"Are there pets on the premises?" has become a standard question asked by workers who need to go onto people's property or into their homes. The owner of the property might think nothing of this question or might simply assume that the worker was being considerate, asking to ensure that the animal is not accidentally allowed to escape out an open door, window or unattended back gate. In reality, the worker is taking steps to protect his or her safety.
Postal workers, for example, were bitten over 5,000 times by dogs in 2015 alone. And that's just a small percentage of the over 4 million dog bites that occur yearly in the United States. Dog bites can have serious repercussions. They can become infected. Dogs' sharp teeth and strong jaws can damage skin, muscle and bone. They can permanently scar or even disfigure their victim.

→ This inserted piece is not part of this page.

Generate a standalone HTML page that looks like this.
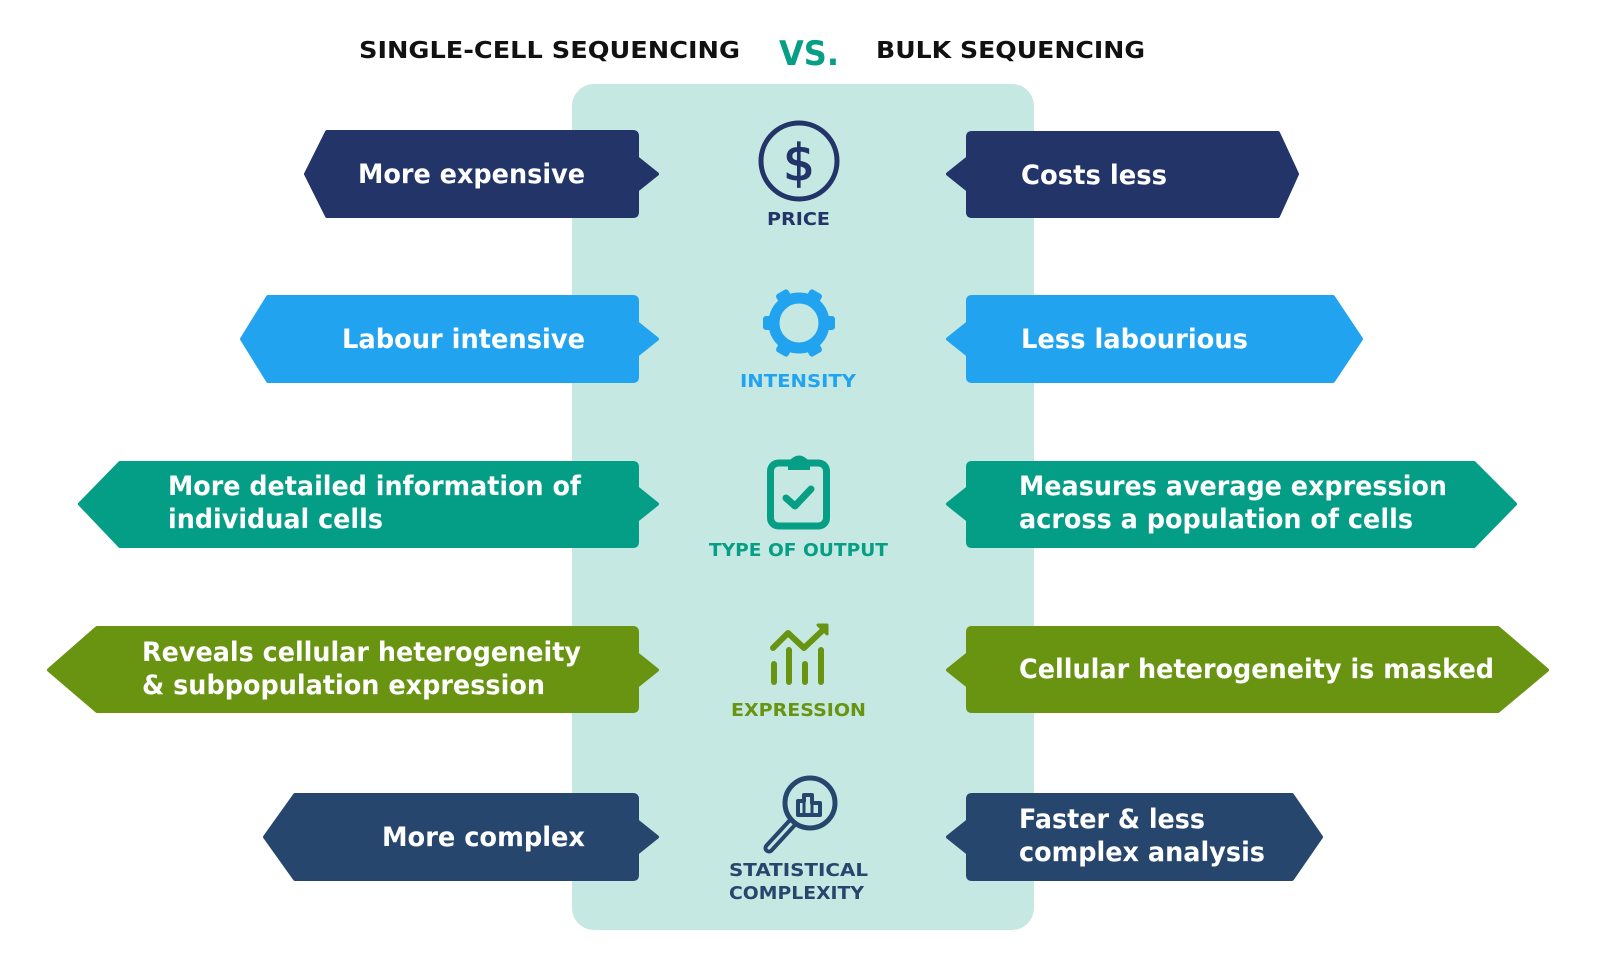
<!DOCTYPE html>
<html><head><meta charset="utf-8"><style>
html,body{margin:0;padding:0;background:#fff;}
svg{display:block;}
text{font-family:"DejaVu Sans","Liberation Sans",sans-serif;font-weight:bold;}
.w{fill:#fff;font-size:27px;}
.l{font-size:18px;}
.bx path{stroke-linejoin:round;stroke-width:4;}
</style></head><body>
<svg width="1599" height="976" viewBox="0 0 1599 976" xmlns="http://www.w3.org/2000/svg">
<rect width="1599" height="976" fill="#fff"/>
<text x="359" y="58" font-size="23" fill="#111" textLength="381" lengthAdjust="spacingAndGlyphs">SINGLE-CELL SEQUENCING</text>
<text x="779" y="65" font-size="34" fill="#069e85" textLength="60" lengthAdjust="spacingAndGlyphs">VS.</text>
<text x="876" y="58" font-size="23" fill="#111" textLength="269" lengthAdjust="spacingAndGlyphs">BULK SEQUENCING</text>
<rect x="572" y="84" width="462" height="846" rx="22" fill="#c5e9e2"/>

<g class="bx">
<path d="M306,174 L327,132 L633,132 Q637,132 637,136 L637,158 L657,174 L637,190 L637,212 Q637,216 633,216 L327,216 Z" fill="#233468" stroke="#233468"/>
<path d="M242,339 L268,297 L633,297 Q637,297 637,301 L637,323 L657,339 L637,355 L637,377 Q637,381 633,381 L268,381 Z" fill="#22a3f0" stroke="#22a3f0"/>
<path d="M80,504 L120,463 L633,463 Q637,463 637,467 L637,488 L657,504 L637,520 L637,542 Q637,546 633,546 L120,546 Z" fill="#039e85" stroke="#039e85"/>
<path d="M49,670 L97,628 L633,628 Q637,628 637,632 L637,654 L657,670 L637,686 L637,707 Q637,711 633,711 L97,711 Z" fill="#689412" stroke="#689412"/>
<path d="M265,837 L295,795 L633,795 Q637,795 637,799 L637,821 L657,837 L637,853 L637,875 Q637,879 633,879 L295,879 Z" fill="#27466e" stroke="#27466e"/>

<path d="M1297,174 L1278,133 L972,133 Q968,133 968,137 L968,158 L948,174 L968,190 L968,212 Q968,216 972,216 L1278,216 Z" fill="#233468" stroke="#233468"/>
<path d="M1361,339 L1333,297 L972,297 Q968,297 968,301 L968,323 L948,339 L968,355 L968,377 Q968,381 972,381 L1333,381 Z" fill="#22a3f0" stroke="#22a3f0"/>
<path d="M1515,504 L1474,463 L972,463 Q968,463 968,467 L968,488 L948,504 L968,520 L968,542 Q968,546 972,546 L1474,546 Z" fill="#039e85" stroke="#039e85"/>
<path d="M1547,670 L1498,628 L972,628 Q968,628 968,632 L968,654 L948,670 L968,686 L968,707 Q968,711 972,711 L1498,711 Z" fill="#689412" stroke="#689412"/>
<path d="M1321,837 L1292,795 L972,795 Q968,795 968,799 L968,821 L948,837 L968,853 L968,875 Q968,879 972,879 L1292,879 Z" fill="#27466e" stroke="#27466e"/>
</g>

<text class="w" x="358" y="183" textLength="227" lengthAdjust="spacingAndGlyphs">More expensive</text>
<text class="w" x="342" y="348" textLength="243" lengthAdjust="spacingAndGlyphs">Labour intensive</text>
<text class="w" x="168" y="495" textLength="413" lengthAdjust="spacingAndGlyphs">More detailed information of</text>
<text class="w" x="168" y="528" textLength="215" lengthAdjust="spacingAndGlyphs">individual cells</text>
<text class="w" x="142" y="661" textLength="439" lengthAdjust="spacingAndGlyphs">Reveals cellular heterogeneity</text>
<text class="w" x="142" y="694" textLength="403" lengthAdjust="spacingAndGlyphs">&amp; subpopulation expression</text>
<text class="w" x="382" y="846" textLength="203" lengthAdjust="spacingAndGlyphs">More complex</text>

<text class="w" x="1021" y="184" textLength="146" lengthAdjust="spacingAndGlyphs">Costs less</text>
<text class="w" x="1021" y="348" textLength="227" lengthAdjust="spacingAndGlyphs">Less labourious</text>
<text class="w" x="1019" y="495" textLength="428" lengthAdjust="spacingAndGlyphs">Measures average expression</text>
<text class="w" x="1019" y="528" textLength="394" lengthAdjust="spacingAndGlyphs">across a population of cells</text>
<text class="w" x="1019" y="678" textLength="475" lengthAdjust="spacingAndGlyphs">Cellular heterogeneity is masked</text>
<text class="w" x="1019" y="828" textLength="186" lengthAdjust="spacingAndGlyphs">Faster &amp; less</text>
<text class="w" x="1019" y="861" textLength="246" lengthAdjust="spacingAndGlyphs">complex analysis</text>

<circle cx="799" cy="161" r="38" fill="none" stroke="#233468" stroke-width="5"/>
<text x="799" y="180" text-anchor="middle" font-size="50" fill="#233468" stroke="#233468" stroke-width="1.2" style="font-weight:normal">$</text>
<text class="l" x="767" y="225" fill="#233468" textLength="63" lengthAdjust="spacingAndGlyphs">PRICE</text>

<g fill="#22a3f0" transform="translate(799,323)">
<circle r="25" fill="none" stroke="#22a3f0" stroke-width="11"/>
<rect x="-7" y="-36" width="14" height="12" rx="3" transform="rotate(30)"/>
<rect x="-7" y="-36" width="14" height="12" rx="3" transform="rotate(90)"/>
<rect x="-7" y="-36" width="14" height="12" rx="3" transform="rotate(150)"/>
<rect x="-7" y="-36" width="14" height="12" rx="3" transform="rotate(210)"/>
<rect x="-7" y="-36" width="14" height="12" rx="3" transform="rotate(270)"/>
<rect x="-7" y="-36" width="14" height="12" rx="3" transform="rotate(330)"/>
</g>
<text class="l" x="740" y="387" fill="#22a3f0" textLength="116" lengthAdjust="spacingAndGlyphs">INTENSITY</text>

<rect x="770.5" y="463" width="56" height="63" rx="8" fill="none" stroke="#069e85" stroke-width="7"/>
<path d="M788,470 L788,462 Q799,449 810,462 L810,470 Z" fill="#069e85"/>
<path d="M786,498 L795,506 L811,489" fill="none" stroke="#069e85" stroke-width="7" stroke-linecap="round" stroke-linejoin="round"/>
<text class="l" x="709" y="556" fill="#069e85" textLength="179" lengthAdjust="spacingAndGlyphs">TYPE OF OUTPUT</text>

<g stroke="#689412" stroke-width="6" stroke-linecap="round" fill="none">
<line x1="774" y1="664" x2="774" y2="682"/>
<line x1="789" y1="650" x2="789" y2="682"/>
<line x1="805" y1="664" x2="805" y2="682"/>
<line x1="821" y1="650" x2="821" y2="682"/>
<path d="M773,648 L788,633 L804,648 L823,630" stroke-linejoin="round"/>
</g>
<path d="M818,625 L827,625 L827,634 Z" fill="#689412" stroke="#689412" stroke-width="3" stroke-linejoin="round"/>
<text class="l" x="731" y="716" fill="#689412" textLength="135" lengthAdjust="spacingAndGlyphs">EXPRESSION</text>

<line x1="792" y1="823" x2="769" y2="848" stroke="#27466e" stroke-width="11" stroke-linecap="round"/>
<line x1="792" y1="823" x2="769" y2="848" stroke="#c5e9e2" stroke-width="3" stroke-linecap="round"/>
<circle cx="810" cy="803" r="25" fill="#c5e9e2" stroke="#27466e" stroke-width="5"/>
<path d="M798,815 L798,801 L804,801 L804,795 L812,795 L812,803 L820,803 L820,815 Z" fill="none" stroke="#27466e" stroke-width="4" stroke-linejoin="round"/>
<line x1="804" y1="801" x2="804" y2="815" stroke="#27466e" stroke-width="3"/>
<line x1="812" y1="803" x2="812" y2="815" stroke="#27466e" stroke-width="3"/>
<text class="l" x="729" y="876" fill="#27466e" textLength="139" lengthAdjust="spacingAndGlyphs">STATISTICAL</text>
<text class="l" x="729" y="899" fill="#27466e" textLength="135" lengthAdjust="spacingAndGlyphs">COMPLEXITY</text>
</svg>
</body></html>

Workers who are bitten by a dog while on the job may be able to claim restitution from two distinct sources. First, the owner of the dog may be liable for damages. Sometimes dog bite victims are hesitant to press charges against a dog owner for fear that it may cause the owner undue financial hardship. This is especially true if the worker has a good relationship with the dog's owner or if this is a dog the worker has encountered in the past without incident. Fear not. Most dog bite claims are covered by the dog owner's homeowner's insurance.
In addition to damages from the dog's owner, an employee may be eligible for workers' compensation. This would be a possibility only if the worker were bitten or injured while on the job.
Dog bite laws are not straightforward and vary greatly from state to state. A personal injury attorney can inform you of your rights and help you understand if you are entitled to compensation.